### WHAT YOU HAVE TO DO
Everything from the line with "Convert this chart" through the line with "const PRE_I = [0, 0, -0.06, 0, 0];", inclusive, should be repeated exactly, except the pictures.

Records
<<<<

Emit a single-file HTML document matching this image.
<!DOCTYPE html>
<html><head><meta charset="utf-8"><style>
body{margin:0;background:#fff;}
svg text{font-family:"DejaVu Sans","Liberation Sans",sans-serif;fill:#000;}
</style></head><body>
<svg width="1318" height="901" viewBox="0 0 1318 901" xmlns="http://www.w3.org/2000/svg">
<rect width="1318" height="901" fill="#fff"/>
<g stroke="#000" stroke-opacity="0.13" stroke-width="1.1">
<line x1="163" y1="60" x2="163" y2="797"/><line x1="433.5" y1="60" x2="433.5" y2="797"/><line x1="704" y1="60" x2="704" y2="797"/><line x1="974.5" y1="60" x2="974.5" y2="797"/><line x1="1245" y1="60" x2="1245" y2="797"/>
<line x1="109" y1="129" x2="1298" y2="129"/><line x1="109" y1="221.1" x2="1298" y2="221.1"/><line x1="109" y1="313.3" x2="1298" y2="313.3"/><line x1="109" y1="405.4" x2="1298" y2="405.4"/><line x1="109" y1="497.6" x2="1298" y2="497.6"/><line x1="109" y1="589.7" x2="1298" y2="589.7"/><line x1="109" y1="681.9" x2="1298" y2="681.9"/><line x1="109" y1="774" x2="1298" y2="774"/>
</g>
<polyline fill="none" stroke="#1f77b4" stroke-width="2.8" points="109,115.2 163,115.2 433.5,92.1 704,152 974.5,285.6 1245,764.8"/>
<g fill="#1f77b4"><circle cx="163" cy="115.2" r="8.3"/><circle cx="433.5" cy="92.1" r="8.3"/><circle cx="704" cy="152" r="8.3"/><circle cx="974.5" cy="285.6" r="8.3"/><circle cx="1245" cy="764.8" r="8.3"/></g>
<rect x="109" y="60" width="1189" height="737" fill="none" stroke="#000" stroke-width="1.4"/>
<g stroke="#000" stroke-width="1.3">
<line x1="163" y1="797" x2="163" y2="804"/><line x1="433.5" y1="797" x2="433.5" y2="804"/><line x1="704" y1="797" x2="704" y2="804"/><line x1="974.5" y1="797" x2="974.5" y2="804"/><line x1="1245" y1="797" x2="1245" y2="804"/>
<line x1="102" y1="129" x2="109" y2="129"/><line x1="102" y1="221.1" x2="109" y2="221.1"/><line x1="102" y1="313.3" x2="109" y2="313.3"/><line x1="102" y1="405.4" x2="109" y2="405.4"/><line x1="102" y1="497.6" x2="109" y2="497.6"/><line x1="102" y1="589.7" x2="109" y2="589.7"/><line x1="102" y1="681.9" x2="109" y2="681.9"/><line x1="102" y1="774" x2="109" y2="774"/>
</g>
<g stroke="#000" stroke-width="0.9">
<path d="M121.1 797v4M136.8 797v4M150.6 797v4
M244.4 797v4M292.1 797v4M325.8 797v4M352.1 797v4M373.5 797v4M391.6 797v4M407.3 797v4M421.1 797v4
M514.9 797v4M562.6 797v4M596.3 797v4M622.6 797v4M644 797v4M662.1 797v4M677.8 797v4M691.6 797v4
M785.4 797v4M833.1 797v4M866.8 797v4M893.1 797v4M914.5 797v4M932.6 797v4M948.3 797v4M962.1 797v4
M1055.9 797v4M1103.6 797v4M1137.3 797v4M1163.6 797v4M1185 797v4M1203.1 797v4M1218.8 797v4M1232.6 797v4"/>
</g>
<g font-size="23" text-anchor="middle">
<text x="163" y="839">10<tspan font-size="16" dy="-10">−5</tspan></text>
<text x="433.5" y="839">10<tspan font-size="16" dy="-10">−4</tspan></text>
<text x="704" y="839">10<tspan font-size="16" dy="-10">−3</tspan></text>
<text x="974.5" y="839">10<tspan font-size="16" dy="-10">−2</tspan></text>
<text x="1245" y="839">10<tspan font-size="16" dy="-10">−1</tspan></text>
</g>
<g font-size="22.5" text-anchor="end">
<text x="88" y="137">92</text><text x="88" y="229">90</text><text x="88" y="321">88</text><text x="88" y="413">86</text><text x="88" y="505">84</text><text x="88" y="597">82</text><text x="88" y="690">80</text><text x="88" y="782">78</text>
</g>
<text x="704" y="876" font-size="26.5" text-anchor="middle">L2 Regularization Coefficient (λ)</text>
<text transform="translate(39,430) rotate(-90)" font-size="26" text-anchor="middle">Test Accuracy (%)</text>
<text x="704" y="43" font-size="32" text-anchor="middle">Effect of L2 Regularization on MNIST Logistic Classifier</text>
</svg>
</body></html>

>>>>
<<<<

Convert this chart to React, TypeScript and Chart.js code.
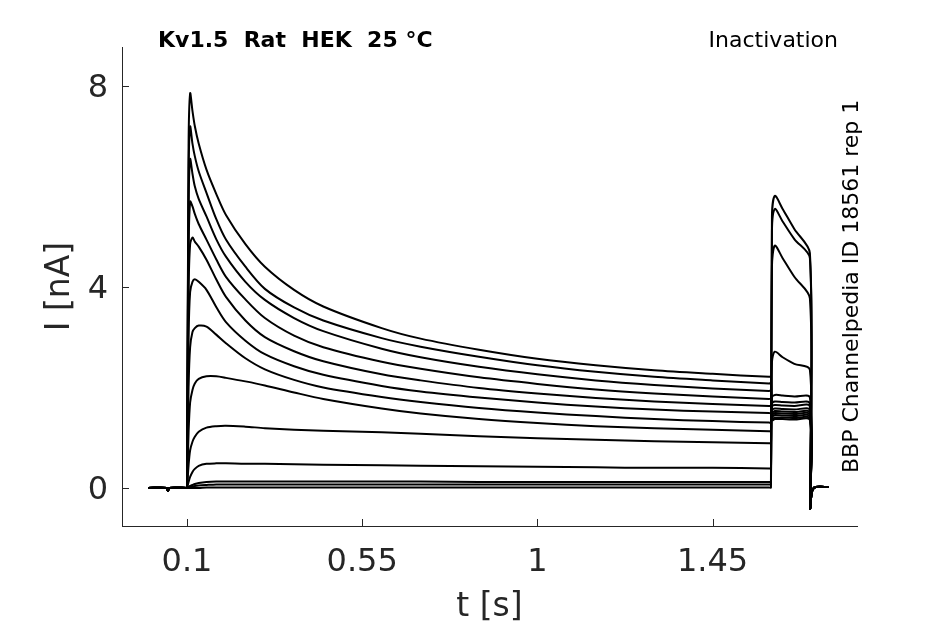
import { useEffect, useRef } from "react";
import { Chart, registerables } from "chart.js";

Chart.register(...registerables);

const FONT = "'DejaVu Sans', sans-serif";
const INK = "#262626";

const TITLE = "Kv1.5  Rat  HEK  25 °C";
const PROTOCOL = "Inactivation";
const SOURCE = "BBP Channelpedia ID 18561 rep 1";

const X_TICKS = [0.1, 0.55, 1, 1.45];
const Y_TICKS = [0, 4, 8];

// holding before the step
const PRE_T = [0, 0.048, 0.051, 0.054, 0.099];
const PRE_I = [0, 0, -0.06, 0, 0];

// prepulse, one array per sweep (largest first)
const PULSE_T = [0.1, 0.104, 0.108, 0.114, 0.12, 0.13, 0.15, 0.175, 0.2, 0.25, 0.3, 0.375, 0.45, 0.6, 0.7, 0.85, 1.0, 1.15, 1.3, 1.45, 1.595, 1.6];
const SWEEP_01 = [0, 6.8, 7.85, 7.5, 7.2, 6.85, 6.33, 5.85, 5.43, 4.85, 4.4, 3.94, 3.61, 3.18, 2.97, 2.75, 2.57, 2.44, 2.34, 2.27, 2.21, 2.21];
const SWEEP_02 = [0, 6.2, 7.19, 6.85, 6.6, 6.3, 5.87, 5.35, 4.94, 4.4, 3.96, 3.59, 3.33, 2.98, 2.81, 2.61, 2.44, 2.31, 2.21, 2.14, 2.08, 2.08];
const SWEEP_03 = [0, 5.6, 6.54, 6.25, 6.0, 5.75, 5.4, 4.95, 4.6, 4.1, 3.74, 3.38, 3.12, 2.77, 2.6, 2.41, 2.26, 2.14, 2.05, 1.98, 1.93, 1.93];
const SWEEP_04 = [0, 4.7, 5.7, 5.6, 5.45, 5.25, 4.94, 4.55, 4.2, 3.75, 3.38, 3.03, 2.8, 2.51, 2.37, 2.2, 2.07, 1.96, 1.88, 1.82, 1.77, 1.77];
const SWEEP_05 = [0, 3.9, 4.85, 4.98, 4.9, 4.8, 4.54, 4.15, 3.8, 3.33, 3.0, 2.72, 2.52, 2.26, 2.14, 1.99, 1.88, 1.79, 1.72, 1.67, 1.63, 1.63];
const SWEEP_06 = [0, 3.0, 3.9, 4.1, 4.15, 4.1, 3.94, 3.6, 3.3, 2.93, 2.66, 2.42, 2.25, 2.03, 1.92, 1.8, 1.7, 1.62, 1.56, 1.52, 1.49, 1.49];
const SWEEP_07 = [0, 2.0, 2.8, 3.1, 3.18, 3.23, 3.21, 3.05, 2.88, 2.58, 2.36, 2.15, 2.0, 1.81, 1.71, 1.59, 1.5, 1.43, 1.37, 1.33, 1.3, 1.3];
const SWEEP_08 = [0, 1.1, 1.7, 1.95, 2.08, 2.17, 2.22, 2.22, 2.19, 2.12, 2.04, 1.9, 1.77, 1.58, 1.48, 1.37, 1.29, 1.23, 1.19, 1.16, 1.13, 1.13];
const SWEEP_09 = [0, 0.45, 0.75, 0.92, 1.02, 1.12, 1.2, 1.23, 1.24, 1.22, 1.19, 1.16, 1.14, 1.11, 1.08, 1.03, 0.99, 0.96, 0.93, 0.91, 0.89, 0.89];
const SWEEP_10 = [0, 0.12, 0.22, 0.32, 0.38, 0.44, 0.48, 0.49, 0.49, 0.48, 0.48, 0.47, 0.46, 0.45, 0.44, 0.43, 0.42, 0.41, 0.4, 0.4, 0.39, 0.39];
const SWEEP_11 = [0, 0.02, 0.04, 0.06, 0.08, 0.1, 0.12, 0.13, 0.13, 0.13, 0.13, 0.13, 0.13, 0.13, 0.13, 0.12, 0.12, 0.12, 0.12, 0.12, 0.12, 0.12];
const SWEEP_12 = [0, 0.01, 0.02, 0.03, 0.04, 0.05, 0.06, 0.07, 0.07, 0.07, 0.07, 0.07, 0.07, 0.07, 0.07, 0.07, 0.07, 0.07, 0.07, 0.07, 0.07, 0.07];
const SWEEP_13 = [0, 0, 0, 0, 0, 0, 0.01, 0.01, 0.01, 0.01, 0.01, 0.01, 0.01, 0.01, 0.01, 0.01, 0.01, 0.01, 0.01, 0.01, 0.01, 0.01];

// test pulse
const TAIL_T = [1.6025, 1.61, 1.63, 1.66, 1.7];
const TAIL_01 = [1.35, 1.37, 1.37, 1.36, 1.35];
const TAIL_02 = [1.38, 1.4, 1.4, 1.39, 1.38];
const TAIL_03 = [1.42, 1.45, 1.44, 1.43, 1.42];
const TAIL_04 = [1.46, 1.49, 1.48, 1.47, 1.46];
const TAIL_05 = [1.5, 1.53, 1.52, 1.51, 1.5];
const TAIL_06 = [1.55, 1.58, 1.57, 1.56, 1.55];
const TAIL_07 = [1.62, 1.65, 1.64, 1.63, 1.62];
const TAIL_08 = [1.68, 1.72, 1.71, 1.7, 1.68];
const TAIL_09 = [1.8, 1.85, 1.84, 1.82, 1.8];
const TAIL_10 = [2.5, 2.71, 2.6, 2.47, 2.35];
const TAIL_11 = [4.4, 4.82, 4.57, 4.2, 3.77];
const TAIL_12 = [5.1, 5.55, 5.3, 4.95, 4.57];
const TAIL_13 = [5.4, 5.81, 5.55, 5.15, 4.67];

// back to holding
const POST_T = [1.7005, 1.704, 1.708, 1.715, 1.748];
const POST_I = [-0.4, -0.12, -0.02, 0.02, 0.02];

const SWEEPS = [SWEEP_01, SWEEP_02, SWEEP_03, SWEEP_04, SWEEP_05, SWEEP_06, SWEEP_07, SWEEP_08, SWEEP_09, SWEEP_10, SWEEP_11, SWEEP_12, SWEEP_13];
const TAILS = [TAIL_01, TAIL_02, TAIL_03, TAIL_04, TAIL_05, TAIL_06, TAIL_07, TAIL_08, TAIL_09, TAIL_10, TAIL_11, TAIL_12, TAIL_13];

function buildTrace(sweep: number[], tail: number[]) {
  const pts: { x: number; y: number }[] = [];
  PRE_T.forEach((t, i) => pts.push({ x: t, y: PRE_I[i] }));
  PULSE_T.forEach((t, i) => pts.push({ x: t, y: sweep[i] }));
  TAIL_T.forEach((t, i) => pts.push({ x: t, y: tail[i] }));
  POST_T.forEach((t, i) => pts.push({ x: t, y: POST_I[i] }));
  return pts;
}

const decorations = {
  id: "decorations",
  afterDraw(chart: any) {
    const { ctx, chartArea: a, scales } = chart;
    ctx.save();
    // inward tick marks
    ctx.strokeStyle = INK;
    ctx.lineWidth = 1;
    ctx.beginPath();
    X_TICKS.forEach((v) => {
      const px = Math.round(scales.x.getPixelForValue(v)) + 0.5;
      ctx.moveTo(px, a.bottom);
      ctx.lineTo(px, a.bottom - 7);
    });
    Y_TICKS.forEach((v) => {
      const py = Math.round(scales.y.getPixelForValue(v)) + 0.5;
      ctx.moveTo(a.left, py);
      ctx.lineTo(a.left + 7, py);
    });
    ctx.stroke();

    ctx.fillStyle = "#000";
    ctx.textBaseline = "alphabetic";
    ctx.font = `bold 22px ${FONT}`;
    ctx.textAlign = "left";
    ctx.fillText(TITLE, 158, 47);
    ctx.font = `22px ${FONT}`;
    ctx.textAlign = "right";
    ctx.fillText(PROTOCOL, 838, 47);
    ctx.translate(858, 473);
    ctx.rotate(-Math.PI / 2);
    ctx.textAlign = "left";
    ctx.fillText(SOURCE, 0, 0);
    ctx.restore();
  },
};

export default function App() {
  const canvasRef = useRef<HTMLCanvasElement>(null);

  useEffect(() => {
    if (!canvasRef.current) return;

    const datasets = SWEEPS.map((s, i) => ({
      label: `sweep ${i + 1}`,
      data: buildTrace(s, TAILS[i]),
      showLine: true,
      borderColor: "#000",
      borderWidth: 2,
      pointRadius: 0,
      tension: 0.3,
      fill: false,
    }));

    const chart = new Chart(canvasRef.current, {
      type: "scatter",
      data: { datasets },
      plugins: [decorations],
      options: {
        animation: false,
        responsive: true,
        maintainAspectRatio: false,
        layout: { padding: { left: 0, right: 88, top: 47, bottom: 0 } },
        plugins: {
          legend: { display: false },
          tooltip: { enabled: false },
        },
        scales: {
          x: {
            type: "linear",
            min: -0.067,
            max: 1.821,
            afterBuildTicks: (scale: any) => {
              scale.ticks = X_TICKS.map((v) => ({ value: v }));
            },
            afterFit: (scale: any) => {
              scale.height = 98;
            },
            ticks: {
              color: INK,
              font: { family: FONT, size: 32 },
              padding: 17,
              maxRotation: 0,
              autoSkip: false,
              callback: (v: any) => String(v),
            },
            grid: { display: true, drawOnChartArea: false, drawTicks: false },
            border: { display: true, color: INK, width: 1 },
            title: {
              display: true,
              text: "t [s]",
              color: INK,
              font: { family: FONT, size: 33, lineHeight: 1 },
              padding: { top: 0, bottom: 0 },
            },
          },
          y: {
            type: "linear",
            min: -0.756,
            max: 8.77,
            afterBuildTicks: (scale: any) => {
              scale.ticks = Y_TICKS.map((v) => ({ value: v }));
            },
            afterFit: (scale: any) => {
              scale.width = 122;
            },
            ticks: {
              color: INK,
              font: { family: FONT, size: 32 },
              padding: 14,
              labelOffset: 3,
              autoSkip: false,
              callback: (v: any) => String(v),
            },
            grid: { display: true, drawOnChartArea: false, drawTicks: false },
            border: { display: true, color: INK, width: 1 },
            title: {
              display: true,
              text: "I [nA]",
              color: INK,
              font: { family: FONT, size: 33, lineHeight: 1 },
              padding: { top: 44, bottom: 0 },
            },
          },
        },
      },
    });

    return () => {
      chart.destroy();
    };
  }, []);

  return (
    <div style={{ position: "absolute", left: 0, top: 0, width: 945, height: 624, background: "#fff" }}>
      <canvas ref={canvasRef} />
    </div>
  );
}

>>>>
<<<<

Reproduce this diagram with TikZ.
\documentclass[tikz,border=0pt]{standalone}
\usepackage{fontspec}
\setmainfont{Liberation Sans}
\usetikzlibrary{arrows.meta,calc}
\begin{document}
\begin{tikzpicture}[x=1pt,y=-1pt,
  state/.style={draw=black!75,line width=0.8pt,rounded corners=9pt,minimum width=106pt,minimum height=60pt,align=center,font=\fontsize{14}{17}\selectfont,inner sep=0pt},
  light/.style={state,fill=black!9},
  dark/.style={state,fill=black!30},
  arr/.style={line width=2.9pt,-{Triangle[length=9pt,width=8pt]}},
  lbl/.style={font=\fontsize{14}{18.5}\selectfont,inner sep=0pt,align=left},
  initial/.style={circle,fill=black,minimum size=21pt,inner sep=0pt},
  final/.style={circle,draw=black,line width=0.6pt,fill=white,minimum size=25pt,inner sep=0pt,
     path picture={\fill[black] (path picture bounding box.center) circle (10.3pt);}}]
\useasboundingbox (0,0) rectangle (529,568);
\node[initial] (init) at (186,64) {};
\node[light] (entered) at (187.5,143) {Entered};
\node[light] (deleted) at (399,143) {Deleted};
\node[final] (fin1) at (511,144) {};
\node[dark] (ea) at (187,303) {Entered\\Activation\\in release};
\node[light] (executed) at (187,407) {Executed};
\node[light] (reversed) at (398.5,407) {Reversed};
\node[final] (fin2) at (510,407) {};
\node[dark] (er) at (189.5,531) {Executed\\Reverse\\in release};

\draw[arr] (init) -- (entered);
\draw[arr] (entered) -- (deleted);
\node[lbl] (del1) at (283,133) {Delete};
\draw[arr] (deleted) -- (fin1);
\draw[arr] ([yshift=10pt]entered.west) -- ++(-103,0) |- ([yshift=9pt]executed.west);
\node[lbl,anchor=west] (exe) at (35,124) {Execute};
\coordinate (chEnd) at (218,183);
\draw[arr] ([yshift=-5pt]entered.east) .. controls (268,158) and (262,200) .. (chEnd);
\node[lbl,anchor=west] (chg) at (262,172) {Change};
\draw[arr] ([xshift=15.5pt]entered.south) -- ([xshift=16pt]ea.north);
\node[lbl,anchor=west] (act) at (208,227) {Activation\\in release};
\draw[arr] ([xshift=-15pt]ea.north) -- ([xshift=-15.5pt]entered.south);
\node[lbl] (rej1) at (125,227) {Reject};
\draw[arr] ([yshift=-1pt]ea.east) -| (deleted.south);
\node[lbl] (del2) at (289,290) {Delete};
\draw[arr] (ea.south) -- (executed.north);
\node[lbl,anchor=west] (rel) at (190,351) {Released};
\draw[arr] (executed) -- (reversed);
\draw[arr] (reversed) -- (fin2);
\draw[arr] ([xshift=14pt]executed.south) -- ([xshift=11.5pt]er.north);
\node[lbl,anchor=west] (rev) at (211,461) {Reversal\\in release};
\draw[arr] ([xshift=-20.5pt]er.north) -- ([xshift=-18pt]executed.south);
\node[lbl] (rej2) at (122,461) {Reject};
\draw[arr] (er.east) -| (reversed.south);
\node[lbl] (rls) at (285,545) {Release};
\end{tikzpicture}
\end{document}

>>>>

### TASK OUTPUT
Convert this chart to React, TypeScript and Chart.js code.
import { useEffect, useRef } from "react";
import { Chart, registerables } from "chart.js";

Chart.register(...registerables);

const FONT = "'DejaVu Sans', sans-serif";
const INK = "#262626";

const TITLE = "Kv1.5  Rat  HEK  25 °C";
const PROTOCOL = "Inactivation";
const SOURCE = "BBP Channelpedia ID 18561 rep 1";

const X_TICKS = [0.1, 0.55, 1, 1.45];
const Y_TICKS = [0, 4, 8];

// holding before the step
const PRE_T = [0, 0.048, 0.051, 0.054, 0.099];
const PRE_I = [0, 0, -0.06, 0, 0];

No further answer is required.